The call to close school on Thursday, as a blizzard warning loomed, was easy.
Usually, it’s not.
Normally, school superintendents said, deliberations on “snow days” start several days before a storm hits. They browse weather apps and worry about scheduled events, from school musicals to out-of-state field trips. The discussions often culminate with middle-of-the night messages — and then, the decision.
“Most of the time, we’re making the call between 3 and 5 in the morning,” said Katy Graves, superintendent of the Sag Harbor school district. “We say we’re going to get up at 4 and start talking and sharing information.”
Graves and schools chiefs in about 20 East End systems have taken to using their own “Group Me” message thread, firing off rapid responses and suggestions to one another.
It’s no small thing to cancel a school day on short notice: Students and their families, teachers and staff, transportation chiefs and bus drivers all must be notified. Districts seek to stay within a limited number of snow days each winter. And scheduled activities must be considered.
For example, earlier in the day Wednesday, Graves had prepared to postpone the middle school’s production of “The Little Mermaid” and had written a “script” announcing the postponement in advance of the snow-day closure publicized on the district’s website.
On the eve of a major snowfall, superintendents of districts clustered near one another agree to wake up early and talk it through. They don’t always agree after a restless night’s sleep.
“You’re kind of sleeping with one ear and one eye open, understanding you’re going to have to monitor this through the night,” said Henry Grishman, Jericho’s superintendent.
As this storm approached, many districts made the call at 5 p.m.
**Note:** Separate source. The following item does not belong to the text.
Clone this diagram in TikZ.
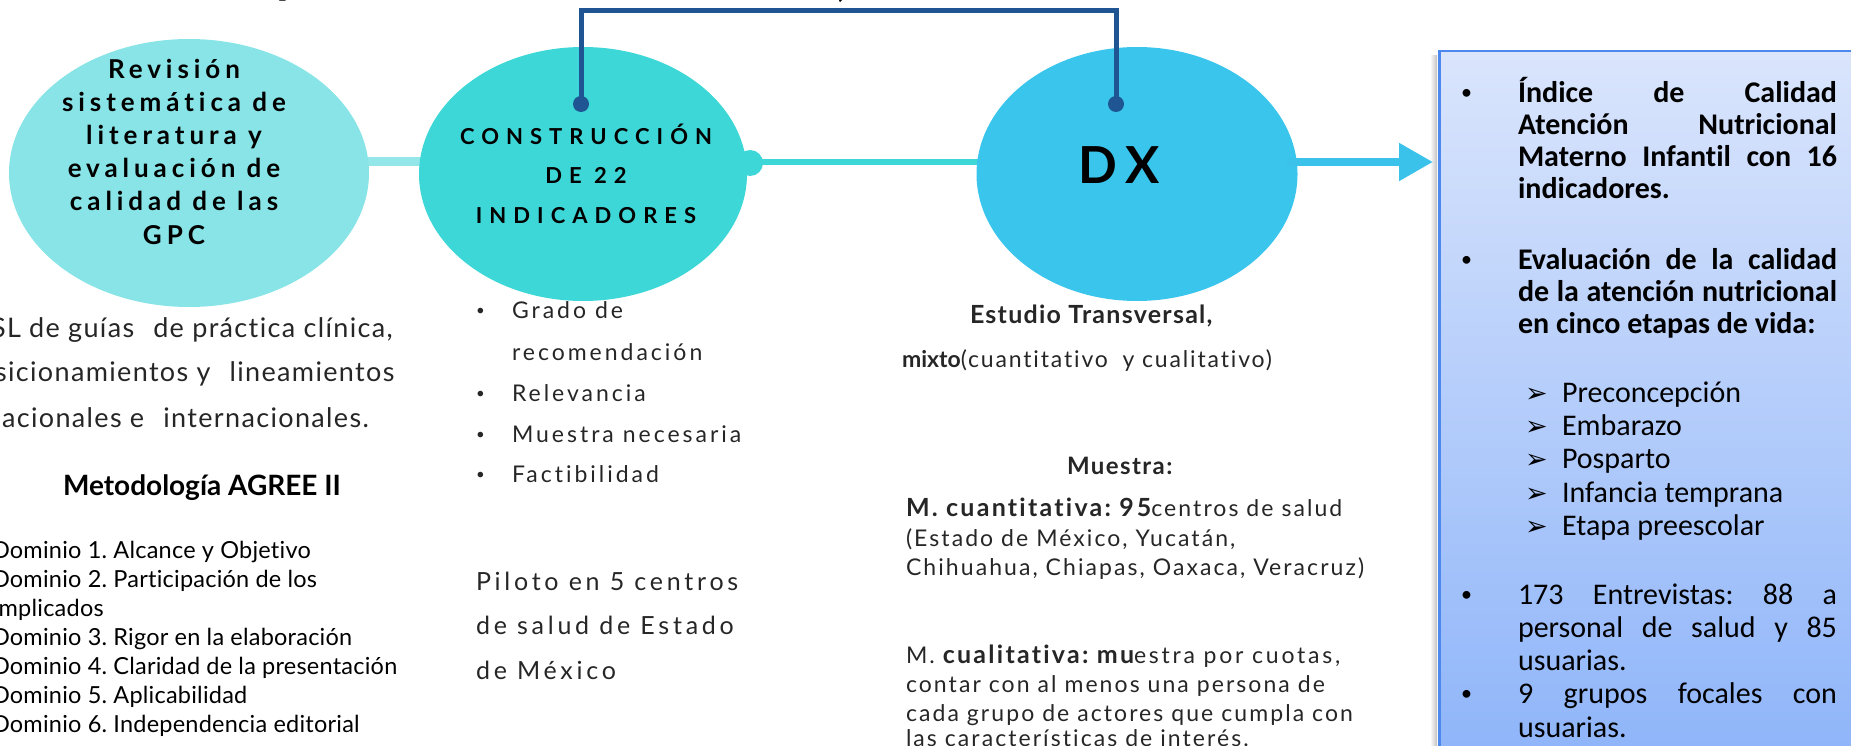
\documentclass[tikz,border=0pt]{standalone}
\usepackage{fontspec}
\setmainfont{Lato}[Ligatures=NoCommon]
\newfontfamily\carlito{Carlito}[Ligatures=NoCommon]
\newfontfamily\dejavu{DejaVu Sans}
\usetikzlibrary{arrows.meta,shapes.geometric,backgrounds}
\definecolor{cOne}{HTML}{88E4E6}
\definecolor{cTwo}{HTML}{3ED7D7}
\definecolor{cDx}{HTML}{39C5EC}
\definecolor{cBr}{HTML}{1F5592}
\definecolor{cArr}{HTML}{3AC2EA}
\definecolor{bTop}{HTML}{DAE5FC}
\definecolor{bBot}{HTML}{8CB3F9}
\definecolor{bBd}{HTML}{4D88EE}
\definecolor{tg}{HTML}{262626}
\newcommand{\fz}[2]{\fontsize{#1}{#2}\selectfont}
\newcommand{\lsp}[1]{\addfontfeature{LetterSpace=#1}}
\frenchspacing
\begin{document}
\begin{tikzpicture}[x=1pt,y=-1pt,
  lt/.style={anchor=base west, inner sep=0pt, outer sep=0pt, text=tg},
  ct/.style={anchor=base, inner sep=0pt, outer sep=0pt, text=black},
  blob/.style={ellipse, inner sep=0pt, outer sep=0pt},
  dotn/.style={circle, fill=cBr, minimum size=16pt, inner sep=0pt},
  bracket/.style={draw=cBr, line width=5pt},
  fCa/.style={font={\fz{26}{33}\bfseries\lsp{19}}},
  fCb/.style={font={\fz{22}{39}\bfseries\lsp{32}}},
  fDx/.style={font={\fz{51}{60}\bfseries\lsp{20}}},
  fLeft/.style={font={\fz{27}{44}\lsp{5}}},
  fDom/.style={font={\fz{23.5}{29}\lsp{1}}},
  fMid/.style={font={\fz{23}{41}\lsp{13}}},
  fPil/.style={font={\fz{25}{45}\lsp{15}}},
  fDxc/.style={font={\fz{23}{29}\lsp{9}}},
  fBb/.style={font={\carlito\fz{30}{32}\bfseries}, text=black},
  fBr/.style={font={\carlito\fz{30}{33}}, text=black},
  fBul/.style={font={\carlito\fz{22}{30}}, text=black},
  fMb/.style={font={\fz{15}{20}}, text=tg}]
\useasboundingbox (0,0) rectangle (1851,746);
\clip (0,0) rectangle (1851,746);
% cut-off title fragments
\node[lt, text=black, font={\fz{52}{60}\bfseries}] (ttl1) at (276,-7) {p};
\node[lt, text=black, font={\fz{52}{60}}] (ttl2) at (836,-4) {,};
% circles
\node[blob, fill=cOne, minimum width=360pt, minimum height=268pt] (c1) at (189,173) {};
\node[blob, fill=cTwo, minimum width=328pt, minimum height=254pt] (c2) at (583,174) {};
\node[blob, fill=cDx, minimum width=321pt, minimum height=254pt] (dx) at (1137,174) {};
\node[circle, fill=cTwo, minimum width=26pt, inner sep=0pt] (knob) at (750,163) {};
\coordinate (ly) at (0,162);
\begin{scope}[on background layer]
  \draw[cOne!90!white, line width=9pt] (c1.center |- ly) -- (c2.center |- ly);
  \draw[cTwo, line width=6pt] (knob.center |- ly) -- (dx.center |- ly);
\end{scope}
% circle texts
\foreach \t [count=\i] in {Revisión, sistemática de, literatura y, evaluación de, calidad de las, GPC}
  \node[ct, fCa] (ta\i) at (174,{79+33*(\i-1)}) {\t};
\foreach \t [count=\i] in {CONSTRUCCIÓN, DE 22, INDICADORES}
  \node[ct, fCb] (tb\i) at (586,{145+39*(\i-1)}) {\t};
\node[ct, fDx] (tdx) at (1119,184) {DX};
% bracket
\node[dotn] (d1) at (581,104) {};
\node[dotn] (d2) at (1116,104) {};
\coordinate (tb) at (850,11);
\draw[bracket] (d1.center) -- (d1.center |- tb) -- (d2.center |- tb) -- (d2.center);
% result box
\shade[left color=white, right color=black!25] (1430,56) rectangle (1437,760);
\node[anchor=north west, rectangle, minimum width=440pt, minimum height=730pt,
      top color=bTop, bottom color=bBot, draw=bBd, line width=2.5pt] (box) at (1438,50) {};
\coordinate (tip) at (1433,162);
\draw[cArr, line width=8pt, -{Triangle[length=34pt,width=36pt]}] (dx.center |- tip) ++(150,0) -- (tip);
% left column
\node[lt, fLeft] (l1) at (-9,337) {SL de guías\hspace{0.4em} de práctica clínica,};
\node[lt, fLeft] (l2) at (-5,381) {sicionamientos y\hspace{0.4em} lineamientos};
\node[lt, fLeft] (l3) at (2,427) {acionales e\hspace{0.4em} internacionales.};
\node[lt, font={\fz{28}{30}\bfseries}, text=black] (l4) at (63,495) {Metodología AGREE II};
\foreach \t [count=\i] in {Dominio 1. Alcance y Objetivo, Dominio 2. Participación de los, Implicados, Dominio 3. Rigor en la elaboración, Dominio 4. Claridad de la presentación, Dominio 5. Aplicabilidad, Dominio 6. Independencia editorial}
  \node[lt, fDom, text=black] (dm\i) at (-8,{558+29*(\i-1)}) {\t};
% middle column
\foreach \t/\y [count=\i] in {Grado de/318, recomendación/360, Relevancia/401, Muestra necesaria/442, Factibilidad/482}
  \node[lt, fMid] (m\i) at (512,\y) {\t};
\foreach \y [count=\i] in {318,401,442,482}
  \node[lt, fMb] (mb\i) at (476,{\y-3}) {•};
\foreach \t/\y [count=\i] in {Piloto en 5 centros/590, de salud de Estado/634, de México/679}
  \node[lt, fPil] (p\i) at (476,\y) {\t};
% DX column
\node[lt, font={\fz{25}{29}\bfseries\lsp{5}}] (x1) at (970,323) {Estudio Transversal,};
\node[lt, font={\fz{23}{29}\lsp{8}}] (x2) at (902,367) {{\bfseries\addfontfeature{LetterSpace=0}mixto}(cuantitativo\hspace{0.3em} y cualitativo)};
\node[lt, font={\fz{24}{29}\bfseries\lsp{6}}] (x3) at (1067,474) {Muestra:};
\node[lt, fDxc] (x4) at (906,516) {{\fz{25}{29}\bfseries\lsp{9}M. cuantitativa: {\lsp{12}95}}centros de salud};
\node[lt, fDxc] (x5) at (906,546) {(Estado de México, Yucatán,};
\node[lt, fDxc] (x6) at (906,575) {Chihuahua, Chiapas, Oaxaca, Veracruz)};
\node[lt, fDxc] (x7) at (906,663) {M. {\fz{25}{29}\bfseries\lsp{9}cualitativa: mu}{\lsp{12}estra por cuotas,}};
\node[lt, fDxc] (x8) at (906,692) {contar con al menos una persona de};
\node[lt, fDxc] (x9) at (906,721) {cada grupo de actores que cumpla con};
\node[lt, fDxc] (x10) at (906,746) {las características de interés.};
% box texts
\node[lt, fBul] (bb1) at (1461,100) {•};
\node[lt, fBul] (bb2) at (1461,266) {•};
\node[lt, fBul] (bb3) at (1461,601) {•};
\node[lt, fBul] (bb4) at (1461,700) {•};
\node[lt, fBb] (r1) at (1518,103) {\makebox[319pt][s]{Índice de Calidad}};
\node[lt, fBb] (r2) at (1518,135) {\makebox[319pt][s]{Atención Nutricional}};
\node[lt, fBb] (r3) at (1518,167) {\makebox[319pt][s]{Materno Infantil con 16}};
\node[lt, fBb] (r4) at (1518,199) {indicadores.};
\node[lt, fBb] (r5) at (1518,269) {\makebox[319pt][s]{Evaluación de la calidad}};
\node[lt, fBb] (r6) at (1518,301) {\makebox[319pt][s]{de la atención nutricional}};
\node[lt, fBb] (r7) at (1518,333) {en cinco etapas de vida:};
\foreach \t/\y [count=\i] in {Preconcepción/402, Embarazo/435, Posparto/468, Infancia temprana/502, Etapa preescolar/535}{
  \node[lt, font={\dejavu\fz{27}{30}}, text=black] (ar\i) at (1525,\y) {➢};
  \node[lt, fBr] (e\i) at (1562,\y) {\t};
}
\node[lt, fBr] (s1) at (1518,604) {\makebox[319pt][s]{173 Entrevistas: 88 a}};
\node[lt, fBr] (s2) at (1518,637) {\makebox[319pt][s]{personal de salud y 85}};
\node[lt, fBr] (s3) at (1518,670) {usuarias.};
\node[lt, fBr] (s4) at (1518,703) {\makebox[319pt][s]{9 grupos focales con}};
\node[lt, fBr] (s5) at (1518,737) {usuarias.};
\end{tikzpicture}
\end{document}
Wednesday after the National Weather Service issued a blizzard warning for Suffolk County. That warning was expanded to include Nassau later Wednesday night.
But on other occasions, when forecasts have been murkier, conversations have dragged into the next morning, when superintendents drive the streets and talk with police officials and transportation experts.
There is limited time for debate and second-guessing, with bus operators warming up their vehicles at 6 a.m., about the time teachers leave for work.
“You’re up against a time clock,” Grishman said.
Joseph S. Famularo, Bellmore superintendent and president of the Nassau County Council of School Superintendents, said, “We wait as long as we can.”
There is a need “to inform our parents as soon as possible — they may need to make arrangements for home care,” he said.
Charles Russo, president of the Suffolk County School Superintendents Association and superintendent of the East Moriches district, pointed out the gamble posed by fickle weather conditions.
“We’ve seen that where the storm has literally been a rain-snow mix on the South Shore, and the North Shore’s hit with 5 to 6 inches” of snow, he said.
Lars Clemensen, superintendent in the Hampton Bays district, said “there’s nothing regional to consider.”
“As you think about the hills of Port Jefferson, to the farms of Southampton, to a storm that may linger in Montauk, all of these decisions become really local,” he said.
The Hampton Bays district is scrambling to arrange a new flight for 105 band and music students to Disney World in Orlando, where they were scheduled to perform this weekend. Their Friday flight was canceled.
Superintendents acknowledged that calling a snow day was not covered in their training as administrators — and that they sometimes take heat for it.
“You can’t take anything personally,” Graves said. “As a superintendent, you have to realize you’ll have critiques on either side.”
Some superintendents keep score. A good call at 5:30 a.m. may seem like a blunder two hours later, Jericho’s Grishman said, remembering one decision he made about a decade ago.
“I heard about ‘Grishman’s rain day’ for at least a year after that,” he said.